Quello che si sta celebrando nell'aula bunker di Rebibbia non è il primo processo che riguarda i 'desaparecidos': il 6 dicembre del 2000 vennero condannati all'ergastolo i generali argentini Guillermo Suarez Mason e Santiago Omar Riveros, per il rapimento e l'omicidio di otto cittadini italiani durante la dittatura militare. E 24 anni di reclusione vennero attribuiti ad altri cinque sottufficiali (Juan Carlos Gerardi, Luis Jose' Porchetto, Alejandro Puerta, Oscar Hector Maldonado e Roberto Julio Rossin) giudicati colpevoli di omicidio. La vicenda riguardava i crimini commessi contro Laura Estela Carlotto, Roberto Julio Morresi, Pedro Lucio Mazzocchi, Luis Alberto Fabbri, Daniel Jesus Ciuffo, Martino Martinu e Mario Marras, tutti scomparsi e uccisi per mano dei militari, al pari del piccolo Guido Carlotto, sottratto alla madre subito dopo la nascita.
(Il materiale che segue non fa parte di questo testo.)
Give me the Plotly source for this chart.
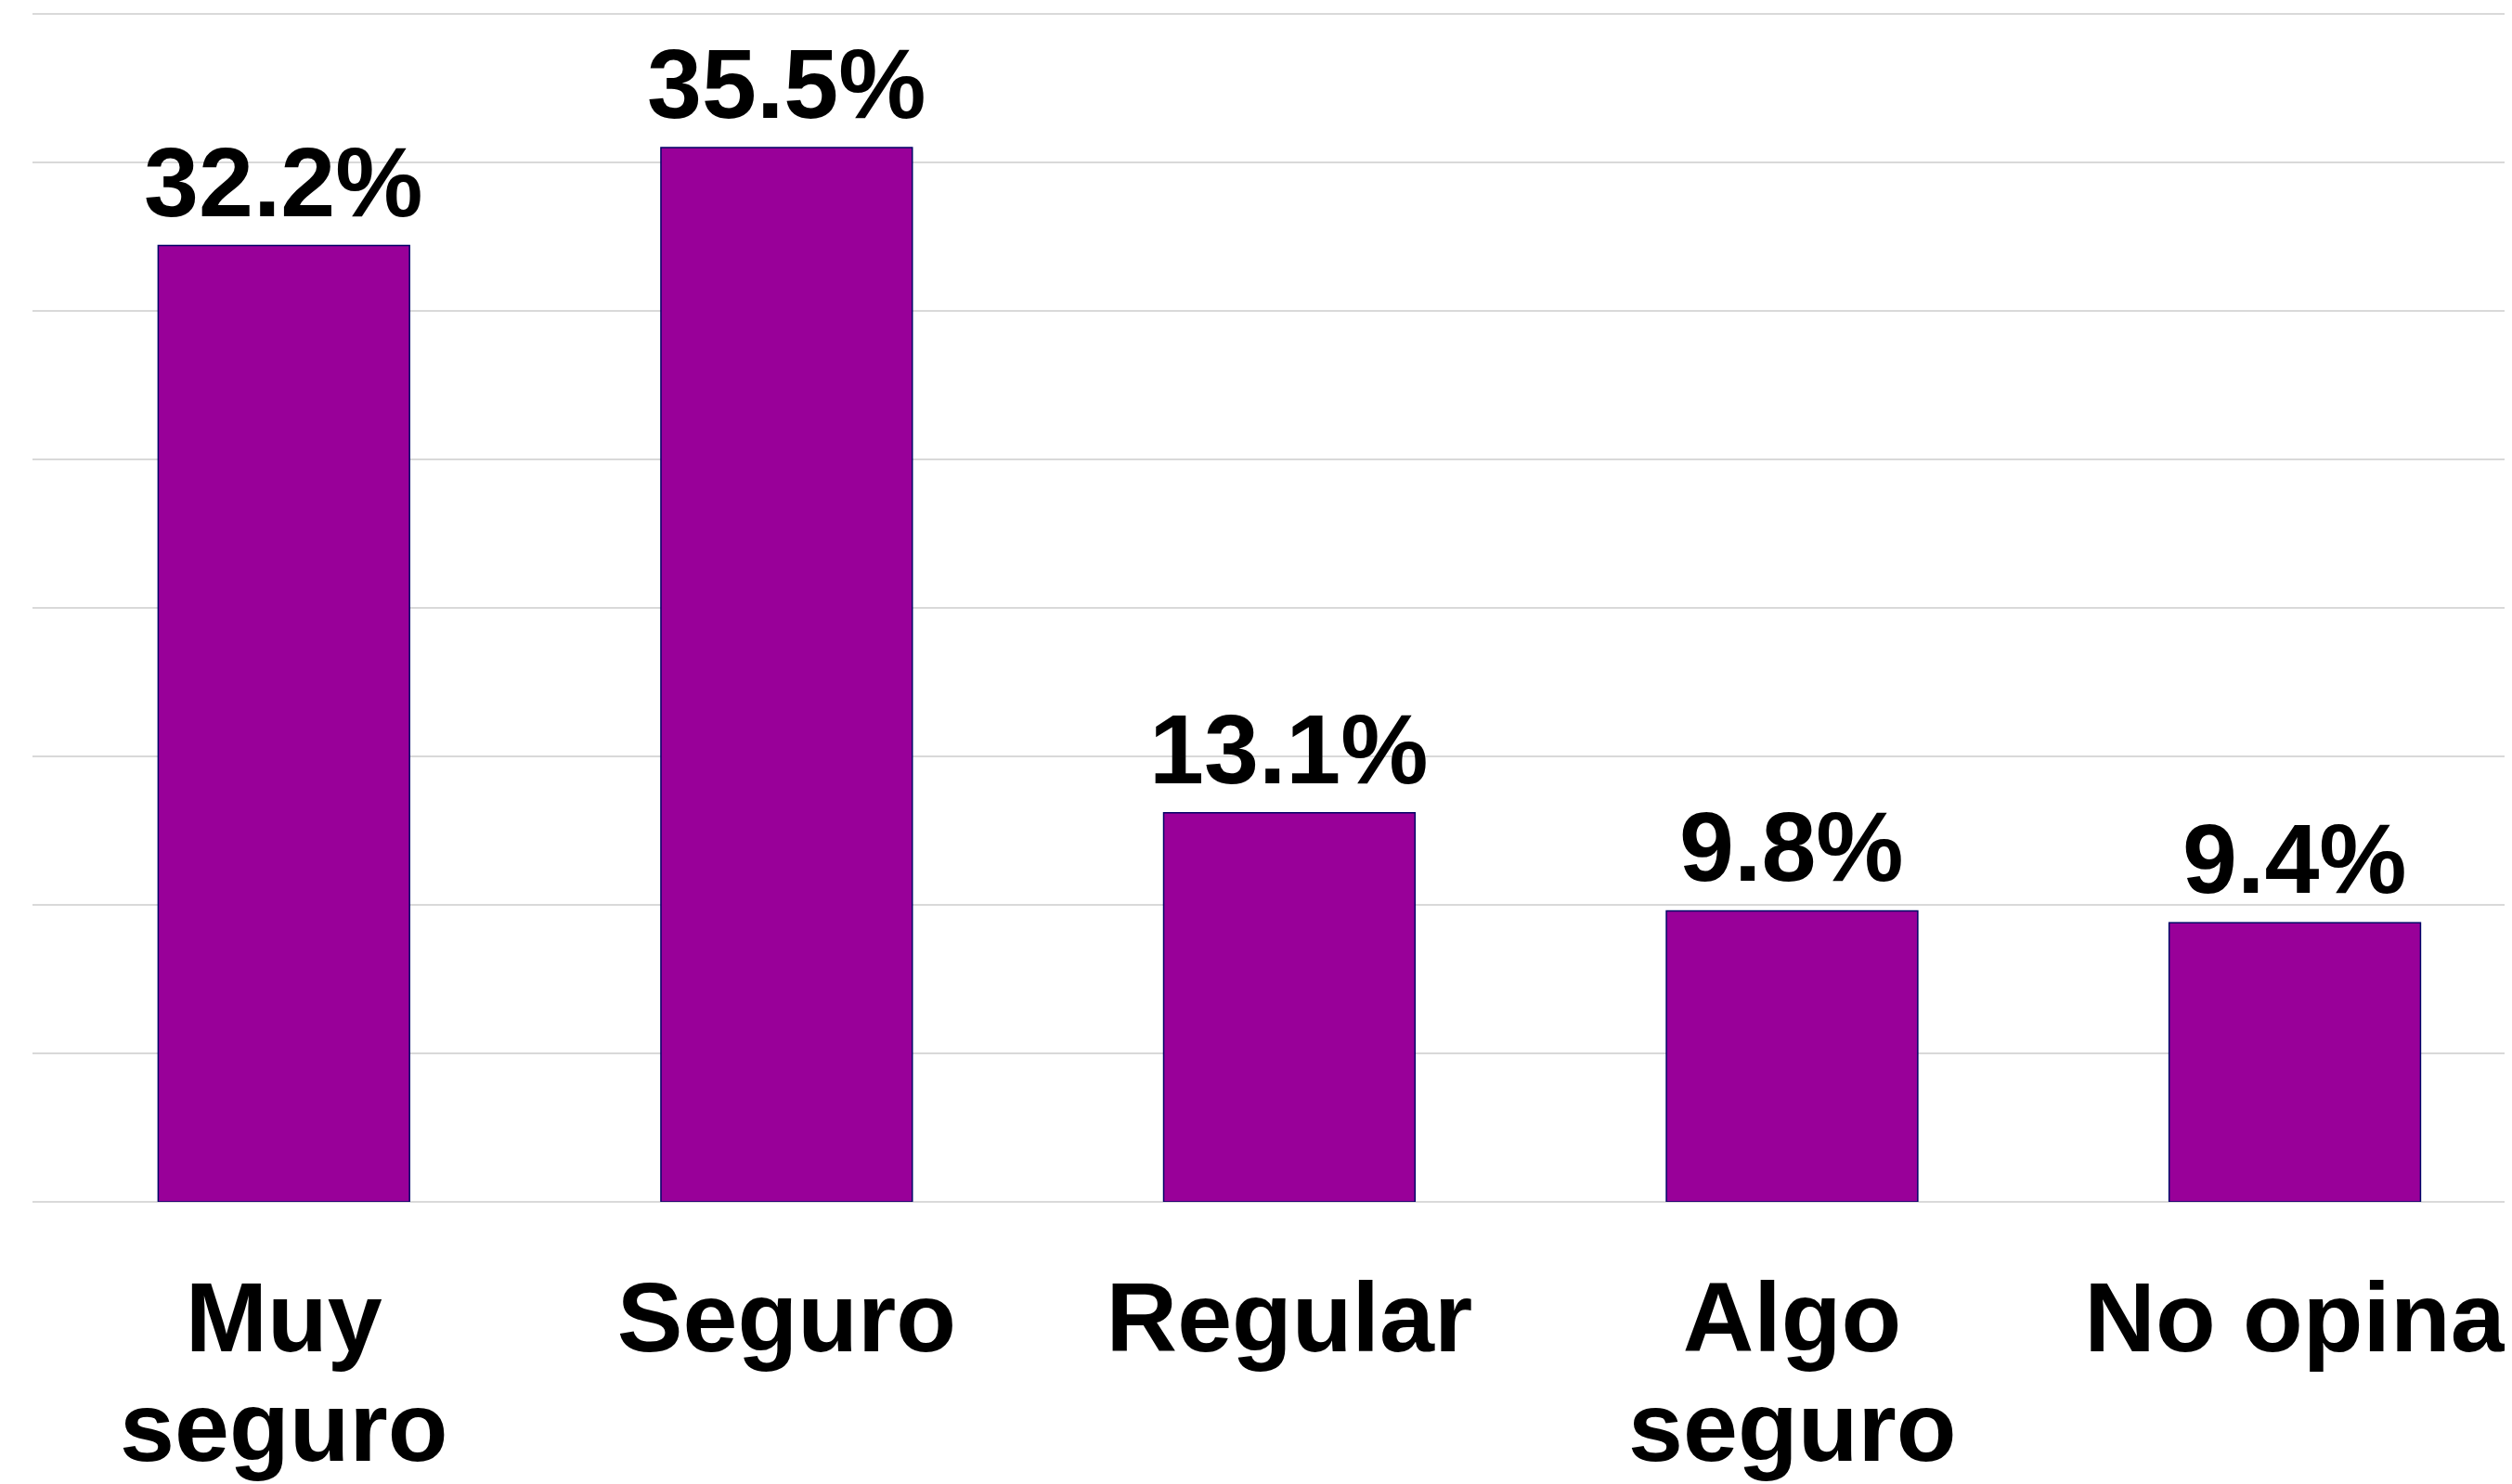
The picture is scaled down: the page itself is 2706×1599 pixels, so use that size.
import plotly.graph_objects as go

categorias = ["Muy seguro", "Seguro", "Regular", "Algo seguro", "No opina"]
linea1 = ["Muy", "Seguro", "Regular", "Algo", "No opina"]
linea2 = ["seguro", "", "", "seguro", ""]
valores = [32.2, 35.5, 13.1, 9.8, 9.4]
etiquetas = ["32.2%", "35.5%", "13.1%", "9.8%", "9.4%"]

fuente = "Liberation Sans, Arial, Helvetica, sans-serif"

fig = go.Figure(go.Bar(x=categorias, y=valores,
                       marker=dict(color="#990099", line=dict(color="#000066", width=1.5)),
                       cliponaxis=False))

# etiquetas de valor sobre las barras
for c, v, t in zip(categorias, valores, etiquetas):
    fig.add_annotation(x=c, y=v, text="<b>" + t + "</b>", showarrow=False,
                       yanchor="bottom", yshift=8,
                       font=dict(family=fuente, size=106, color="black"))

# segunda linea de las etiquetas del eje x
for c, t in zip(categorias, linea2):
    if t:
        fig.add_annotation(x=c, y=0, yref="y", text="<b>" + t + "</b>", showarrow=False,
                           yanchor="top", yshift=-181,
                           font=dict(family=fuente, size=106, color="black"))

# la pagina tiene 8px de margen en el body
fig.update_layout(width=2698, height=1591, margin=dict(l=27, r=0, t=1, b=304),
                  plot_bgcolor="white", paper_bgcolor="white",
                  showlegend=False, bargap=0.5,
                  xaxis=dict(range=[-0.5, 4.432], tickvals=categorias,
                             ticktext=["<b>" + t + "</b>" for t in linea1],
                             tickfont=dict(family=fuente, size=106, color="black"),
                             showgrid=False, showline=False, ticks="", automargin=False,
                             ticklabelstandoff=54),
                  yaxis=dict(range=[0, 40.1875], tickvals=[5, 10, 15, 20, 25, 30, 35, 40],
                             showticklabels=False, automargin=False,
                             gridcolor="#d9d9d9", gridwidth=2,
                             zeroline=True, zerolinecolor="#d9d9d9", zerolinewidth=2))

fig.write_html("out.html")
La sentenza poi fu confermata in appello nel 2003 e in Cassazione l'anno dopo. Nel frattempo, pero', il pm Francesco Caporale, che aveva lavorato sull'omicidio di questi otto italiani, aveva aperto una seconda indagine che portò sul banco degli imputati, nel giugno del 2006 sempre in Assise, cinque ufficiali della Marina Argentina (Jorge Eduardo Acosta, Alfredo Ignacio Astiz, Jorge Raul Vildoza, Antonio Vanek, ed Hector Antonio Febres), accusati di omicidio volontario premeditato e aggravato dalle sevizie e dalla crudelta' in relazione alla morte di tre italo-argentini, Angela Maria Aieta, Giovanni e Susanna Pegoraro.
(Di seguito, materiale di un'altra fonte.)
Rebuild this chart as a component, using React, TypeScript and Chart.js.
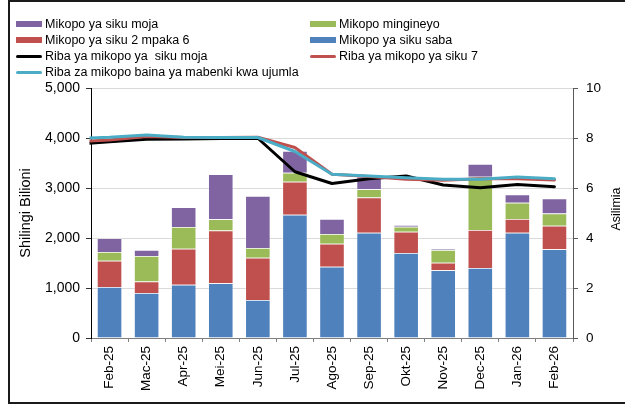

I cinque, sospettati di aver fatto parte del 'Grupo de Tarea 3.3.2' istituito presso l'Esma (Escuela superior de mecanica de la armada), furono condannati all'ergastolo, diventato definitivo nel febbraio del 2009. Durante il giudizio di primo grado tantissimi ex compagni di prigionia delle tre vittime vennero in aula a raccontare una galleria di orrori e di violenze subite.
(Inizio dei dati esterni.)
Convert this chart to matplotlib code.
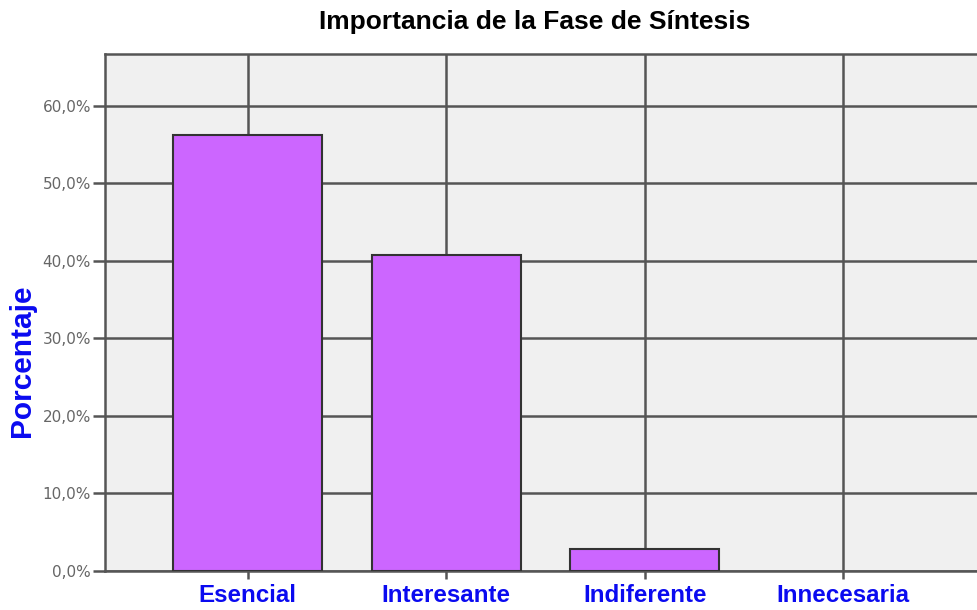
import matplotlib.pyplot as plt
import numpy as np

categories = ['Esencial', 'Interesante', 'Indiferente', 'Innecesaria']
percentages = [56.3, 40.8, 2.9, 0.0]
yticks = [0, 10, 20, 30, 40, 50, 60]
ytick_labels = ['0,0%', '10,0%', '20,0%', '30,0%', '40,0%', '50,0%', '60,0%']

grid_col = '#555555'
bar_col = '#cc66ff'
blue = '#0a0af0'

fig = plt.figure(figsize=(9.77, 6.1), dpi=100)
ax = fig.add_axes([105 / 977, 39 / 610, 1 - 105 / 977 + 0.001, 517 / 610])
ax.set_facecolor('#f0f0f0')

x = np.arange(len(categories))
ax.set_axisbelow(True)
ax.grid(True, color=grid_col, linewidth=1.8)
# empty categories get no outline, as in the original
edge_w = [1.5 if p > 0 else 0 for p in percentages]
ax.bar(x, percentages, width=0.75, color=bar_col, edgecolor='#333333', linewidth=edge_w, zorder=3)

ax.set_xlim(-0.72, 3.68)
ax.set_ylim(0, 66.7)
ax.set_xticks(x)
ax.set_xticklabels(categories, fontsize=17.4, fontweight='bold', color=blue,
                   family='Liberation Sans')
ax.set_yticks(yticks)
ax.set_yticklabels(ytick_labels, fontsize=11, color='#666666', family='DejaVu Sans')
ax.tick_params(axis='y', length=9, width=1.8, color=grid_col, pad=1)
ax.tick_params(axis='x', length=6, width=1.8, color=grid_col, pad=3)

for side in ['left', 'top', 'bottom']:
    ax.spines[side].set_color(grid_col)
    ax.spines[side].set_linewidth(1.8)
ax.spines['right'].set_visible(False)

fig.text(535 / 977, 1 - 22 / 610, 'Importancia de la Fase de Síntesis', ha='center', va='center',
         fontsize=19, fontweight='bold', family='Liberation Sans')
fig.text(22 / 977, 1 - 361 / 610, 'Porcentaje', rotation=90, ha='center', va='center',
         fontsize=21.5, fontweight='bold', color=blue, family='Liberation Sans')

fig.savefig('out.png', dpi=100, facecolor='white')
Oltre a loro ci furono anche quattro testimonianze 'eccellenti': quella del simbolo della battaglia per i figli dei 'desaparecidos' in Argentina, la signora Estela Carlotto, presidente delle Nonne di Plaza de Mayo, del giornalista Rai Italo Moretti, tanti anni da inviato in America latina, del diplomatico Enrico Calamai, lo "Schindler di Buenos Aires" che mise in salvo piu' di 300 oppositori politici del regime, e del giornalista-scrittore Horacio Verbitsky (della giunta direttiva di Human Rights Watch/Americas) che ha piu' volte denunciato le atrocità del regime militare argentino.